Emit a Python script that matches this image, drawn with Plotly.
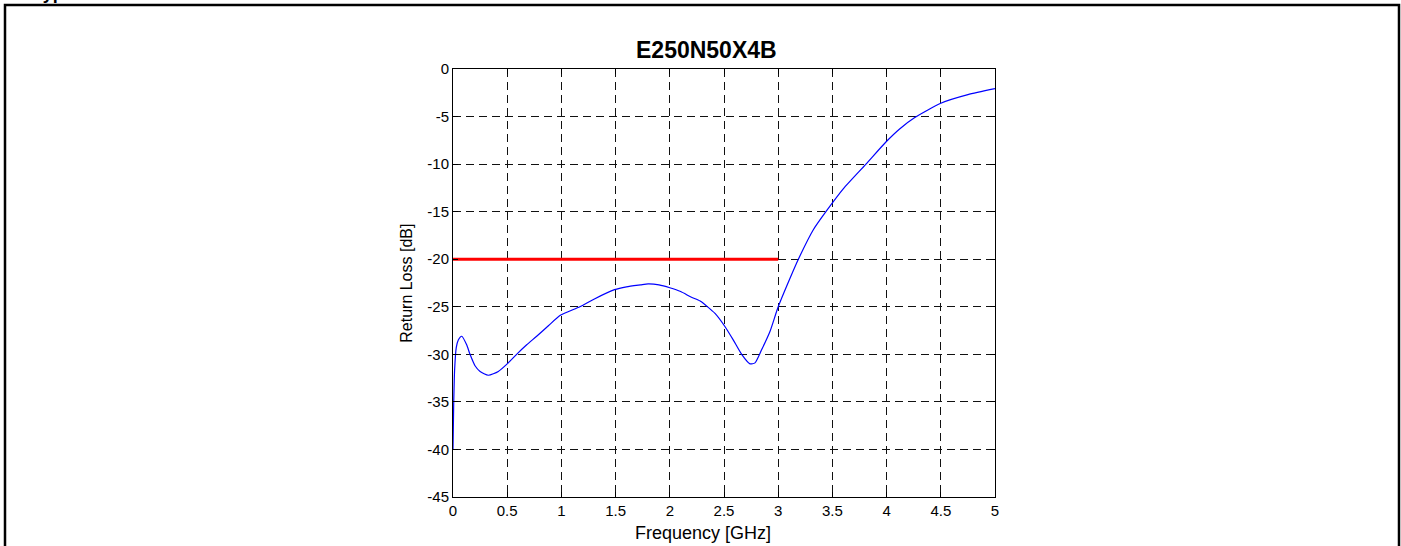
import plotly.graph_objects as go

# ---- data ----
freq_ghz = [0.0, 0.006, 0.015, 0.03, 0.049, 0.08, 0.126, 0.157, 0.203, 0.25, 0.326, 0.418,
            0.51, 0.587, 0.68, 0.772, 0.88, 0.99, 1.17, 1.3, 1.49, 1.6, 1.73, 1.8, 1.9,
            2.0, 2.1, 2.2, 2.28, 2.417, 2.51, 2.586, 2.663, 2.74, 2.786, 2.848, 2.924,
            3.0, 3.109, 3.186, 3.324, 3.44, 3.6, 3.81, 4.0, 4.12, 4.26, 4.5, 4.75, 5.0]
return_loss_db = [-40.0, -35.5, -31.6, -29.3, -28.5, -28.1, -29.0, -30.0, -31.2, -31.8, -32.2, -31.8,
                  -30.9, -30.0, -29.0, -28.1, -27.0, -25.9, -25.0, -24.2, -23.2, -22.9, -22.7, -22.6, -22.7,
                  -23.0, -23.4, -24.0, -24.4, -25.7, -27.1, -28.5, -30.0, -31.0, -30.9, -29.5, -27.6,
                  -25.0, -22.0, -20.0, -16.9, -15.0, -12.6, -10.0, -7.6, -6.3, -5.1, -3.6, -2.7, -2.07]

limit_freq = [0.0, 3.0]
limit_db = [-20.0, -20.0]

x_tick_vals = [0, 0.5, 1, 1.5, 2, 2.5, 3, 3.5, 4, 4.5, 5]
x_tick_text = ["0", "0.5", "1", "1.5", "2", "2.5", "3", "3.5", "4", "4.5", "5"]
y_tick_vals = [0, -5, -10, -15, -20, -25, -30, -35, -40, -45]
y_tick_text = ["0", "-5", "-10", "-15", "-20", "-25", "-30", "-35", "-40", "-45"]

title_text = "E250N50X4B"
x_label = "Frequency [GHz]"
y_label = "Return Loss [dB]"
header_text = "Typical"

# ---- layout geometry (pixels) ----
W, H = 1401, 546
L, R, T, B = 453, 995, 69, 497.5


def px_x(p):
    return (p - L) / (R - L)


def px_y(p):
    return (B - p) / (B - T)


FONT = "Arial, 'Liberation Sans', Helvetica, sans-serif"

fig = go.Figure()
fig.add_trace(go.Scatter(x=freq_ghz, y=return_loss_db, mode="lines",
                         line=dict(color="#0000ff", width=1.2, shape="spline", smoothing=0.6),
                         showlegend=False, hoverinfo="skip"))
fig.add_trace(go.Scatter(x=limit_freq, y=limit_db, mode="lines",
                         line=dict(color="#ff0000", width=3), showlegend=False,
                         hoverinfo="skip"))

axis_common = dict(
    showgrid=True, gridcolor="#111111", gridwidth=1, griddash="8px,5px",
    showline=True, linecolor="black", linewidth=1, mirror="ticks",
    ticks="inside", ticklen=5, tickcolor="black", tickwidth=1,
    zeroline=False, tickfont=dict(family=FONT, size=15, color="black"),
)

fig.update_xaxes(range=[0, 5], tickvals=x_tick_vals, ticktext=x_tick_text, **axis_common)
fig.update_yaxes(range=[-45, 0], tickvals=y_tick_vals, ticktext=y_tick_text, **axis_common)

annotations = [
    dict(text="<b>" + title_text + "</b>", x=px_x(706), y=px_y(50), xref="paper", yref="paper",
         xanchor="center", yanchor="middle", showarrow=False,
         font=dict(family=FONT, size=23, color="black")),
    dict(text=x_label, x=px_x(703), y=px_y(534), xref="paper", yref="paper",
         xanchor="center", yanchor="middle", showarrow=False,
         font=dict(family=FONT, size=18, color="black")),
    dict(text=y_label, x=px_x(407), y=px_y(284), xref="paper", yref="paper",
         xanchor="center", yanchor="middle", textangle=-90, showarrow=False,
         font=dict(family=FONT, size=16, color="black")),
    dict(text="<b>" + header_text + "</b>", x=px_x(31), y=px_y(5), xref="paper", yref="paper",
         xanchor="left", yanchor="bottom", showarrow=False,
         font=dict(family=FONT, size=18, color="black")),
]

shapes = [
    dict(type="rect", xref="paper", yref="paper",
         x0=px_x(5), x1=px_x(1399), y0=px_y(620), y1=px_y(5),
         line=dict(color="black", width=2.5), fillcolor="rgba(0,0,0,0)", layer="above"),
]

fig.update_layout(
    width=W, height=H,
    margin=dict(l=L, r=W - R, t=T, b=H - B, pad=0),
    paper_bgcolor="white", plot_bgcolor="white",
    annotations=annotations, shapes=shapes,
    font=dict(family=FONT, color="black"),
)

fig.write_html("out.html", config={"displayModeBar": False},
               post_script="document.body.style.margin='0';")
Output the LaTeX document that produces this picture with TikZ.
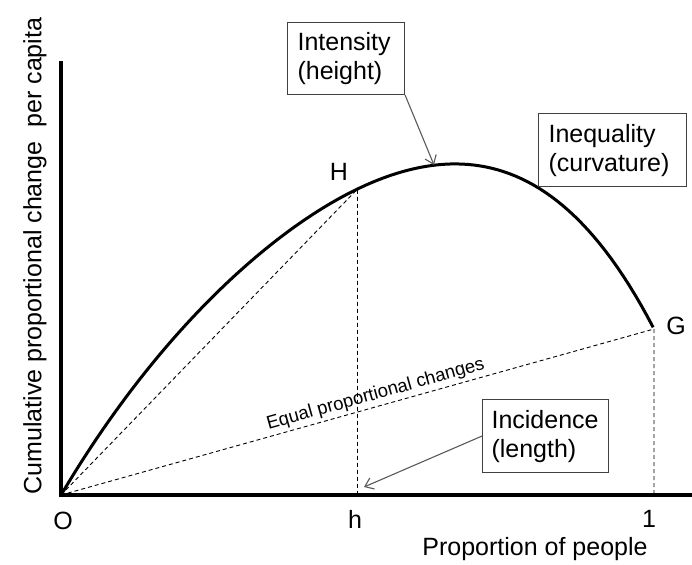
\documentclass[tikz,border=0pt]{standalone}
\usepackage{fontspec}
\setmainfont{Liberation Sans}
\usetikzlibrary{arrows.meta}
\begin{document}
\begin{tikzpicture}[x=1pt,y=-1pt,
  axisline/.style={line width=3.3pt, line join=miter},
  curveline/.style={line width=3pt},
  guide/.style={line width=0.9pt, dash pattern=on 4pt off 3pt},
  callout/.style={draw=black!75, line width=1.1pt, fill=white, anchor=north west, inner xsep=10pt, inner ysep=0pt, align=left, font=\fontsize{25}{29}\selectfont},
  pointer/.style={draw=black!65, line width=1.1pt, -{Straight Barb[length=8pt,width=12pt]}},
  lbl/.style={font=\fontsize{25}{29}\selectfont, inner sep=0pt}
]
\useasboundingbox (0,0) rectangle (692,564);
% key points
\coordinate (O) at (61,495);
\coordinate (ytop) at (61,61);
\coordinate (xend) at (692,495);
\coordinate (H) at (357.5,189);
\coordinate (G) at (654,329);
\coordinate (hfoot) at (357.5,495);
\coordinate (gfoot) at (654,495);
\coordinate (peak) at (434,165);
\coordinate (hmark) at (364,487);
% dashed guides
\draw[guide] (O) -- (H) -- (hfoot);
\draw[guide] (O) -- (G) -- (gfoot);
\path (O) -- (G) node[pos=0.536, sloped, above, inner sep=3pt, font=\fontsize{18.5}{20}\selectfont] (eqlabel) {Equal proportional changes};
% curve
\draw[curveline] plot[domain=0:1, samples=100, variable=\u] ({61+593*\u}, {495-(1000*\u-1080*\u*\u+970.1*\u*\u*\u-724.1*\u*\u*\u*\u)});
% axes
\draw[axisline] (ytop) -- (O) -- (xend);
% axis labels
\node[lbl] (lO) at (63,521) {O};
\node[lbl] (lh) at (355,519) {h};
\node[lbl] (l1) at (649,519) {1};
\node[lbl] (xlabel) at (535,549) {Proportion of people};
\node[lbl, rotate=90] (ylabel) at (35,256) {Cumulative proportional change\ \ per capita};
\node[lbl] (lH) at (339,172) {H};
\node[lbl] (lG) at (676,326) {G};
% callouts
\node[callout, text width=97pt, minimum height=72pt] (intensity) at (287,22) {Intensity\\(height)};
\node[callout, text width=128pt, minimum height=73pt] (inequality) at (538,113) {Inequality\\(curvature)};
\node[callout, inner xsep=9pt, text width=108pt, minimum height=73pt] (incidence) at (482,399) {Incidence\\(length)};
\draw[pointer] (intensity.south east) -- (peak);
\draw[pointer] (incidence.west) -- (hmark);
\end{tikzpicture}
\end{document}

▶ [What to produce]: Starting with the first line of the data above and ending with the line containing "limit_db = [-20.0, -20.0]", please restate every line exactly, leaving images out.

▶ [Answer]:
Emit a Python script that matches this image, drawn with Plotly.
import plotly.graph_objects as go

# ---- data ----
freq_ghz = [0.0, 0.006, 0.015, 0.03, 0.049, 0.08, 0.126, 0.157, 0.203, 0.25, 0.326, 0.418,
            0.51, 0.587, 0.68, 0.772, 0.88, 0.99, 1.17, 1.3, 1.49, 1.6, 1.73, 1.8, 1.9,
            2.0, 2.1, 2.2, 2.28, 2.417, 2.51, 2.586, 2.663, 2.74, 2.786, 2.848, 2.924,
            3.0, 3.109, 3.186, 3.324, 3.44, 3.6, 3.81, 4.0, 4.12, 4.26, 4.5, 4.75, 5.0]
return_loss_db = [-40.0, -35.5, -31.6, -29.3, -28.5, -28.1, -29.0, -30.0, -31.2, -31.8, -32.2, -31.8,
                  -30.9, -30.0, -29.0, -28.1, -27.0, -25.9, -25.0, -24.2, -23.2, -22.9, -22.7, -22.6, -22.7,
                  -23.0, -23.4, -24.0, -24.4, -25.7, -27.1, -28.5, -30.0, -31.0, -30.9, -29.5, -27.6,
                  -25.0, -22.0, -20.0, -16.9, -15.0, -12.6, -10.0, -7.6, -6.3, -5.1, -3.6, -2.7, -2.07]

limit_freq = [0.0, 3.0]
limit_db = [-20.0, -20.0]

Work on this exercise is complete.